- **REQUEST**
Quote the data exactly, first line to the line containing "plt.rcParams['font.family'] = ['Liberation", with no pictures.
'''
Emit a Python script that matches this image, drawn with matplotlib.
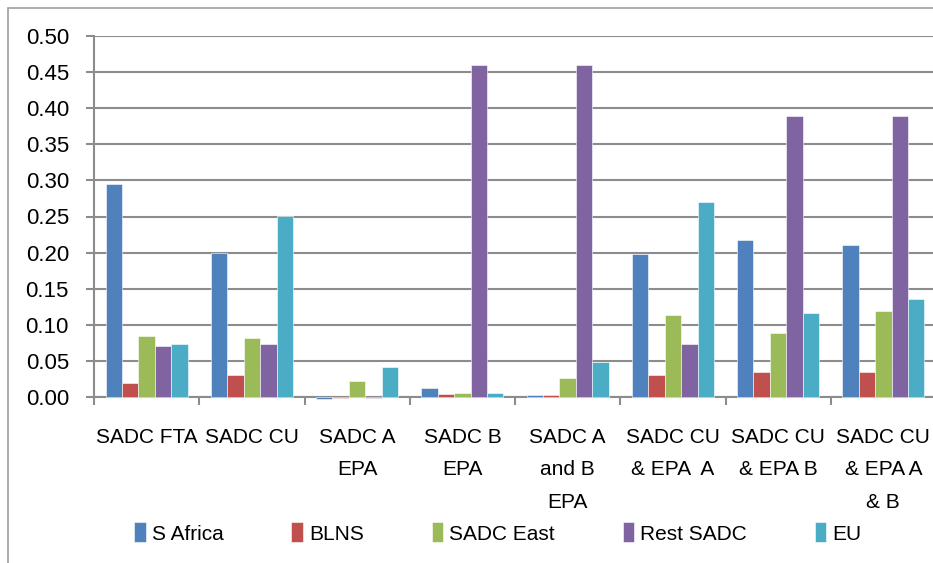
import numpy as np
import matplotlib
matplotlib.use("Agg")
import matplotlib.pyplot as plt
from matplotlib.patches import Rectangle

plt.rcParams['font.family'] = ['Liberation Sans Narrow', 'Liberation Sans', 'DejaVu Sans']

# ---------------------------------------------------------------------------
# Dados
# ---------------------------------------------------------------------------
categories = ["SADC FTA", "SADC CU", "SADC A\nEPA", "SADC B\nEPA", "SADC A\nand B\nEPA",
              "SADC CU\n& EPA  A", "SADC CU\n& EPA B", "SADC CU\n& EPA A\n& B"]
series_names = ["S Africa", "BLNS", "SADC East", "Rest SADC", "EU"]

s_africa  = [0.295, 0.200, -0.003, 0.012, 0.003, 0.198, 0.217, 0.211]
blns      = [0.020, 0.030, -0.002, 0.004, 0.003, 0.030, 0.034, 0.034]
sadc_east = [0.085, 0.082, 0.022, 0.006, 0.027, 0.114, 0.088, 0.119]
rest_sadc = [0.071, 0.074, -0.002, 0.460, 0.460, 0.074, 0.389, 0.389]
eu        = [0.074, 0.251, 0.041, 0.006, 0.049, 0.270, 0.117, 0.136]

colors = ["#4F81BD", "#C0504D", "#9BBB59", "#8064A2", "#4BACC6"]
grid_gray = "#8C8C8C"

# ---------------------------------------------------------------------------
# Figura
# ---------------------------------------------------------------------------
fig = plt.figure(figsize=(9.33, 5.63), dpi=100)
ax = fig.add_axes([94 / 933, 1 - 397 / 563, 842 / 933, 361 / 563])

x = np.arange(len(categories))
width = 0.156
all_series = [s_africa, blns, sadc_east, rest_sadc, eu]
for i, (name, vals) in enumerate(zip(series_names, all_series)):
    ax.bar(x + (i - 2) * width, vals, width, color=colors[i], label=name,
           edgecolor="white", linewidth=0.4, zorder=3, clip_on=False)

ax.set_xlim(-0.5, len(categories) - 0.5)
ax.set_ylim(0, 0.5)
ax.set_yticks(np.arange(0, 0.501, 0.05))
ax.set_yticklabels([f"{v:.2f}" for v in np.arange(0, 0.501, 0.05)], fontsize=16)
ax.yaxis.grid(True, color=grid_gray, linewidth=1.5, zorder=0)
ax.tick_params(axis='y', length=6, width=1.5, color=grid_gray, pad=12)

ax.set_xticks(x)
ax.set_xticklabels(categories, fontsize=15, linespacing=1.9)
ax.set_xticks(np.arange(-0.5, len(categories)), minor=True)
ax.tick_params(axis='x', which='major', length=0, pad=22)
ax.tick_params(axis='x', which='minor', length=6, width=1.5, color=grid_gray)

for side in ['top', 'right']:
    ax.spines[side].set_visible(False)
for side in ['left', 'bottom']:
    ax.spines[side].set_color(grid_gray)
    ax.spines[side].set_linewidth(1.5)
ax.set_axisbelow(True)

ax.legend(loc='center', bbox_to_anchor=(498 / 933, 1 - 533 / 563),
          bbox_transform=fig.transFigure, ncol=5, frameon=False, fontsize=15,
          handlelength=0.55, handleheight=1.1, handletextpad=0.3, columnspacing=3.25)

# borda do gráfico
fig.patches.append(Rectangle((8 / 933, -0.05), 1.0, 1 - 8 / 563 + 0.05,
                             transform=fig.transFigure, fill=False,
                             edgecolor="#A0A0A0", linewidth=1.2))

fig.savefig("out.png", dpi=100)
'''
- **SOLVED PROBLEM**
Emit a Python script that matches this image, drawn with matplotlib.
import numpy as np
import matplotlib
matplotlib.use("Agg")
import matplotlib.pyplot as plt
from matplotlib.patches import Rectangle

plt.rcParams['font.family'] = ['Liberation Sans Narrow', 'Liberation Sans', 'DejaVu Sans']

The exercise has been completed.